Although most clients are referred to CLL by local drug treatment centers, homeless shelters, re-entry programs, social service agencies, or probation and parole departments, walk-ins are also welcome (as long as they meet the criteria for the services and programs they offer) – and their services are always free and “completely voluntary,” said Alexander.
“People are here because they want to be,” she said. That’s exactly how she ended up at CLL.
“They helped me [get through] sober living, helped me get a bus pass and [they] took me into a paid work experience program,” said Alexander. And CLL’s support made all the difference.
“I had to completely start my life over. I had no one helping me. … I don’t know what I would [have done] without them,” she said. “Actually, I do know – I would have been running around on the streets of downtown LA again, because I knew how to do that.”
After completing the program, Alexander joined the CLL team as a staff member – and the rest is history, she said. Alexander has now served as executive director of CLL since 2005.

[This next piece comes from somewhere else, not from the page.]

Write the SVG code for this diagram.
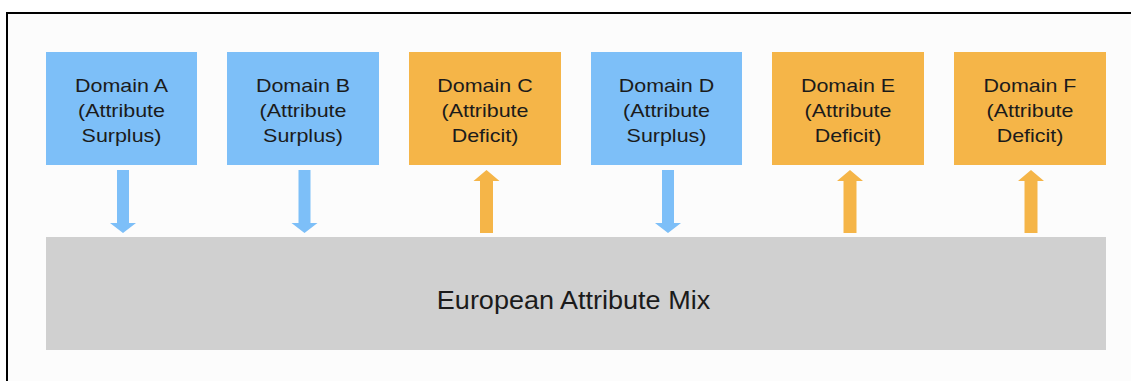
<svg xmlns="http://www.w3.org/2000/svg" xmlns:xlink="http://www.w3.org/1999/xlink" width="1131" height="381" viewBox="0 0 1131 381">
  <style>
    .surplus { fill: #7dbff8; }
    .deficit { fill: #f5b548; }
    .mix { fill: #d0d0d0; }
    .lbl { font-family: "Liberation Sans", Arial, sans-serif; font-size: 18.5px; fill: #1b1b1b; text-anchor: middle; }
    .big { font-family: "Liberation Sans", Arial, sans-serif; font-size: 25.5px; fill: #1b1b1b; text-anchor: middle; }
  </style>
  <defs>
    <path id="down" d="M -6 170 H 6 V 223 H 13 L 0 233 L -13 223 H -6 Z"/>
    <path id="up" d="M 0 170 L 13 181 H 6.5 V 233 H -6.5 V 181 H -13 Z"/>
  </defs>
  <rect x="0" y="0" width="1131" height="381" fill="#ffffff"/>
  <rect x="7" y="13" width="1200" height="420" fill="#fcfcfc" stroke="#000000" stroke-width="2"/>

  <g id="domain-a">
    <rect class="surplus" x="46" y="52" width="151" height="113"/>
    <g transform="translate(121.5,0) scale(1.16,1)">
      <text class="lbl" x="0" y="92.5">Domain A</text>
      <text class="lbl" x="0" y="117">(Attribute</text>
      <text class="lbl" x="0" y="142">Surplus)</text>
    </g>
  </g>
  <g id="domain-b">
    <rect class="surplus" x="227" y="52" width="152" height="113"/>
    <g transform="translate(303,0) scale(1.16,1)">
      <text class="lbl" x="0" y="92.5">Domain B</text>
      <text class="lbl" x="0" y="117">(Attribute</text>
      <text class="lbl" x="0" y="142">Surplus)</text>
    </g>
  </g>
  <g id="domain-c">
    <rect class="deficit" x="409" y="52" width="152" height="113"/>
    <g transform="translate(485,0) scale(1.16,1)">
      <text class="lbl" x="0" y="92.5">Domain C</text>
      <text class="lbl" x="0" y="117">(Attribute</text>
      <text class="lbl" x="0" y="142">Deficit)</text>
    </g>
  </g>
  <g id="domain-d">
    <rect class="surplus" x="591" y="52" width="151" height="113"/>
    <g transform="translate(666.5,0) scale(1.16,1)">
      <text class="lbl" x="0" y="92.5">Domain D</text>
      <text class="lbl" x="0" y="117">(Attribute</text>
      <text class="lbl" x="0" y="142">Surplus)</text>
    </g>
  </g>
  <g id="domain-e">
    <rect class="deficit" x="772" y="52" width="152" height="113"/>
    <g transform="translate(848,0) scale(1.16,1)">
      <text class="lbl" x="0" y="92.5">Domain E</text>
      <text class="lbl" x="0" y="117">(Attribute</text>
      <text class="lbl" x="0" y="142">Deficit)</text>
    </g>
  </g>
  <g id="domain-f">
    <rect class="deficit" x="954" y="52" width="152" height="113"/>
    <g transform="translate(1030,0) scale(1.16,1)">
      <text class="lbl" x="0" y="92.5">Domain F</text>
      <text class="lbl" x="0" y="117">(Attribute</text>
      <text class="lbl" x="0" y="142">Deficit)</text>
    </g>
  </g>

  <g id="european-attribute-mix">
    <rect class="mix" x="46" y="237" width="1060" height="113"/>
    <g transform="translate(573.5,0) scale(1.06,1)">
      <text class="big" x="0" y="309">European Attribute Mix</text>
    </g>
  </g>

  <g id="connectors">
    <use xlink:href="#down" class="surplus" transform="translate(123,0)"/>
    <use xlink:href="#down" class="surplus" transform="translate(304.5,0)"/>
    <use xlink:href="#up" class="deficit" transform="translate(486.5,0)"/>
    <use xlink:href="#down" class="surplus" transform="translate(668,0)"/>
    <use xlink:href="#up" class="deficit" transform="translate(850,0)"/>
    <use xlink:href="#up" class="deficit" transform="translate(1031,0)"/>
  </g>
</svg>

“Sometimes we need as many chances as it takes,” said Alexander. “As I’ve said [before], ‘Thank God for a million chances,’ because that’s what it felt like – like it was a million chances [before coming to CLL]. We all deserve more chances at life and we’re all worth saving.”
Carrasco said he’s grateful for the support he’s gotten and the opportunity to start over.
“I’m now making something positive in my life out of the negative and I have so much gratitude,” said Carrasco. “I can’t even describe how it feels to be doing something good.”